In July 2025, India crossed a cultural checkpoint: about 85% of all credit card transactions happened online. What once sounded niche—paying on apps, gateways, and e-commerce—has become the default. It’s not just a technology story; it’s a lifestyle shift powered by Digital India, cheap data, and a generation that’s grown up tapping “Pay Now.”
Digital Dominance at Checkout
Five years ago, cards still leaned heavily on in-store swipes. Today, digital card transactions—on e-commerce platforms, mobile apps, and payment gateways—form the vast majority. Tokenised cards sit inside phones and browsers. One-click checkouts turn intent into orders. And recurring payments handle the background chores—subscriptions, utility bills, cloud tools—without you lifting a finger.
Why India Moved Online (So Fast)
1) The e-commerce boom
Online shopping is in a perpetual sale season. Cards win because platforms bundle instant discounts, cashbacks, and EMI offers at checkout—often better than in-store deals.
2) Contactless & QR rails everywhere
UPI and QR codes brought digital payments to every pin code. Even when you’re in a store, the experience feels “online”: scan, approve, done. Add RuPay Credit Card on UPI to the mix and you can route eligible QR spends to a credit card—same familiar UPI flow, credit-like flexibility.
3) Fintech + bank partnerships
Card details auto-tokenize, risk engines score in real time, and apps push instant alerts. The result is a checkout that’s faster, safer, and more convenient than cash.
4) Internet + smartphone saturation
Reliability rose, costs fell, and the “try once, repeat forever” loop kicked in—across metros and Tier II/III cities.
What the Shift Changes (For Everyone)
Consumers
- Convenience & control: One screen to review spends, set limits, and freeze/unfreeze.
- Smarter rewards: Online channels concentrate offers; value hunting gets easier.

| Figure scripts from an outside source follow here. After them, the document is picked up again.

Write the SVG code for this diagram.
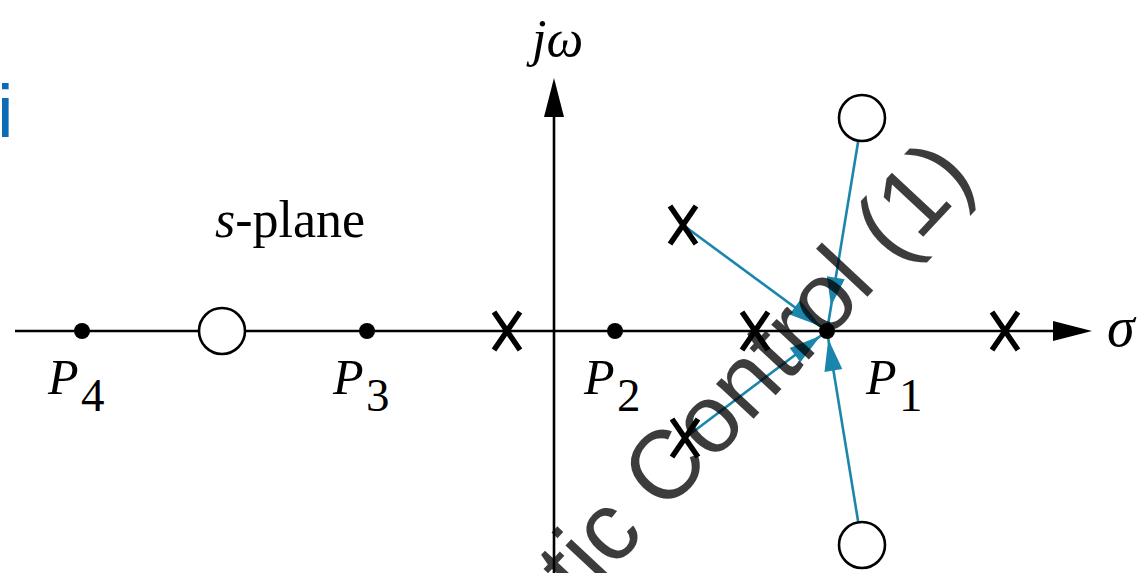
<svg xmlns="http://www.w3.org/2000/svg" width="1145" height="573" viewBox="0 0 1145 573">
<defs>
<style>
.ax{stroke:#000;stroke-width:2.6;fill:none}
.xm{stroke:#000;stroke-width:5.5;fill:none}
.dot{fill:#000}
.zero{fill:#fff;stroke:#000;stroke-width:2.6}
.bl{stroke:#1a86ab;stroke-width:2.6;fill:none}
.bh{fill:#1a86ab}
.lbl{font-family:"Liberation Serif","Times New Roman",serif;font-style:italic;fill:#000}
.sub{font-family:"Liberation Serif","Times New Roman",serif;font-style:normal;fill:#000}
.wm{font-family:"Liberation Sans",Arial,sans-serif;font-size:97px;fill:#000;opacity:0.76}
</style>
<path id="xmark" d="M-13,-19 L13,19 M-13,19 L13,-19"/>
</defs>
<rect width="1145" height="573" fill="#fff"/>
<text x="-3" y="137" font-family="Liberation Sans, Arial, sans-serif" font-size="75" fill="#0b6cb5">i</text>
<g id="connectors">
<line class="ax" x1="15" y1="331" x2="1060" y2="331"/>
<polygon points="1092,331 1053,321 1053,341" fill="#000"/>
<line class="ax" x1="554" y1="573" x2="554" y2="110"/>
<polygon points="554,78 544,117 564,117" fill="#000"/>
<line class="bl" x1="683" y1="225" x2="827" y2="331"/>
<polygon class="bh" points="820.6,326.3 789.5,314.5 800.1,300.1"/>
<line class="bl" x1="858.1" y1="141.7" x2="827" y2="331"/>
<polygon class="bh" points="831,306 826.9,276.2 844.7,279.2"/>
<line class="bl" x1="685" y1="438" x2="827" y2="331"/>
<polygon class="bh" points="820.6,335.8 800.4,362.3 789.6,347.9"/>
<line class="bl" x1="858.1" y1="521.3" x2="827" y2="331"/>
<polygon class="bh" points="828.3,338.9 842.3,369.1 824.5,371.9"/>
</g>
<g id="P4"><circle class="dot" cx="82" cy="331" r="8"/><text class="lbl" x="48" y="394" font-size="50">P</text><text class="sub" x="81" y="411" font-size="47">4</text></g>
<g id="zero-left"><circle class="zero" cx="222" cy="331" r="23"/></g>
<g id="P3"><circle class="dot" cx="367" cy="331" r="8"/><text class="lbl" x="333" y="394" font-size="50">P</text><text class="sub" x="366" y="411" font-size="47">3</text></g>
<g id="pole-a"><use href="#xmark" class="xm" x="507" y="331"/></g>
<g id="P2"><circle class="dot" cx="615" cy="331" r="8"/><text class="lbl" x="584" y="394" font-size="50">P</text><text class="sub" x="617" y="411" font-size="47">2</text></g>
<g id="pole-b"><use href="#xmark" class="xm" x="755" y="331"/></g>
<g id="P1"><circle class="dot" cx="827" cy="331" r="8"/><text class="lbl" x="866" y="394" font-size="50">P</text><text class="sub" x="899" y="411" font-size="47">1</text></g>
<g id="pole-c"><use href="#xmark" class="xm" x="1005" y="331"/></g>
<g id="pole-up"><use href="#xmark" class="xm" x="683" y="225"/></g>
<g id="pole-down"><use href="#xmark" class="xm" x="685" y="438"/></g>
<g id="zero-up"><circle class="zero" cx="862" cy="118" r="23"/></g>
<g id="zero-down"><circle class="zero" cx="862" cy="545" r="23"/></g>
<g id="labels">
<text class="lbl" x="532" y="56" font-size="52">jω</text>
<text class="lbl" x="1107" y="346" font-size="56">σ</text>
<text class="sub" x="215" y="237" font-size="52"><tspan font-style="italic">s</tspan>-plane</text>
</g>
<text class="wm" transform="translate(580,605) rotate(-47)">tic Control (1)</text>
</svg>
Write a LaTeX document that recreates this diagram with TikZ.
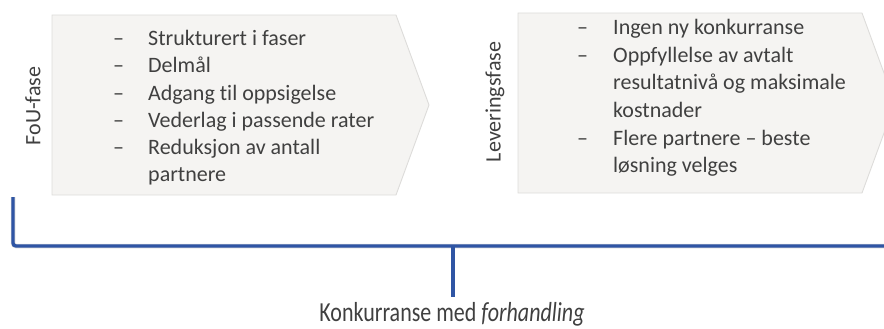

- Security: Tokenization and real-time alerts reduce card-number exposure.
Retailers & platforms
- Higher conversion: Seamless, low-friction checkouts lift cart completion.
- Better reconciliation: Digital trails simplify payouts and accounting.
- Nationwide reach: The “long tail” of buyers is just as reachable as metro audiences.
Banks
- Unsecured credit demand: New issuance rises, but with tighter underwriting.
- Cost of risk control: Digital trails, AI fraud checks, and granular limits keep delinquencies in check.
- Product design: More emphasis on online offers, EMI-at-checkout, and QR-friendly credit rails.
Beyond the Cities
The 85% figure isn’t just an urban story. Rural and semi-urban India is leaning in, thanks to:
- Cheap smartphones and reliable 4G/5G
- UPI’s ubiquity at local merchants
- Fintech apps in regional languages
- Micro-entrepreneurs discovering online marketplaces
The perception that “digital is metro-only” is fading fast.
The Numbers to Watch
- ₹25 lakh crore in 2025: Credit and charge-card transaction values are expected to approach this milestone, with most growth coming from online channels.
- Issuance momentum: New cards continue to hit the market, and upgrades add limits and features for heavy online users.
- International vs domestic: Even as global travel picks up, domestic online spending remains the main growth engine.
Guardrails for a Click-First World
- Pay in full: Online convenience can tempt overspending. Treat the statement date and due date as non-negotiable anchors.
- Keep utilization ~under 30%: Your credit score will thank you.
- Know the exclusions: Many reward programs don’t cover utilities, government payments, fuel, tolls, jewelry, and certain professional services.
- Use tokenized cards & virtual cards: Minimize raw card-number exposure.
- Confirm who’s charging you: Subscriptions pile up—review and prune monthly.
Where UPI Meets Credit Cards
India’s “online” isn’t limited to browsers. UPI has made offline feel online—scan a QR, authenticate in your app, and the bank does the rest. With RuPay Credit Card on UPI, eligible QR payments can ride a credit rail; you still approve inside your UPI app, but the transaction lands on your card statement. It’s a quiet bridge between street-level commerce and the digital card economy.
What’s Next
Expect the online share to climb further as:
- Merchant infrastructure expands (smarter POS, dynamic QRs, better gateways).
- New-age segments (creators, gamers, freelancers) demand flexible payouts and pay-ins.
- Policy support keeps pushing digital rails front and center.
- Card products sharpen onboarding, rewards, and safety for an always-online lifestyle.
The Takeaway
Eighty-five percent online isn’t a blip—it’s the new baseline. India’s card economy now lives where its people live: on apps, marketplaces, and QR rails. We still visit stores, but the checkout in our heads is digital. That’s the promise of “Digital India” made real: click, tap, scan—done.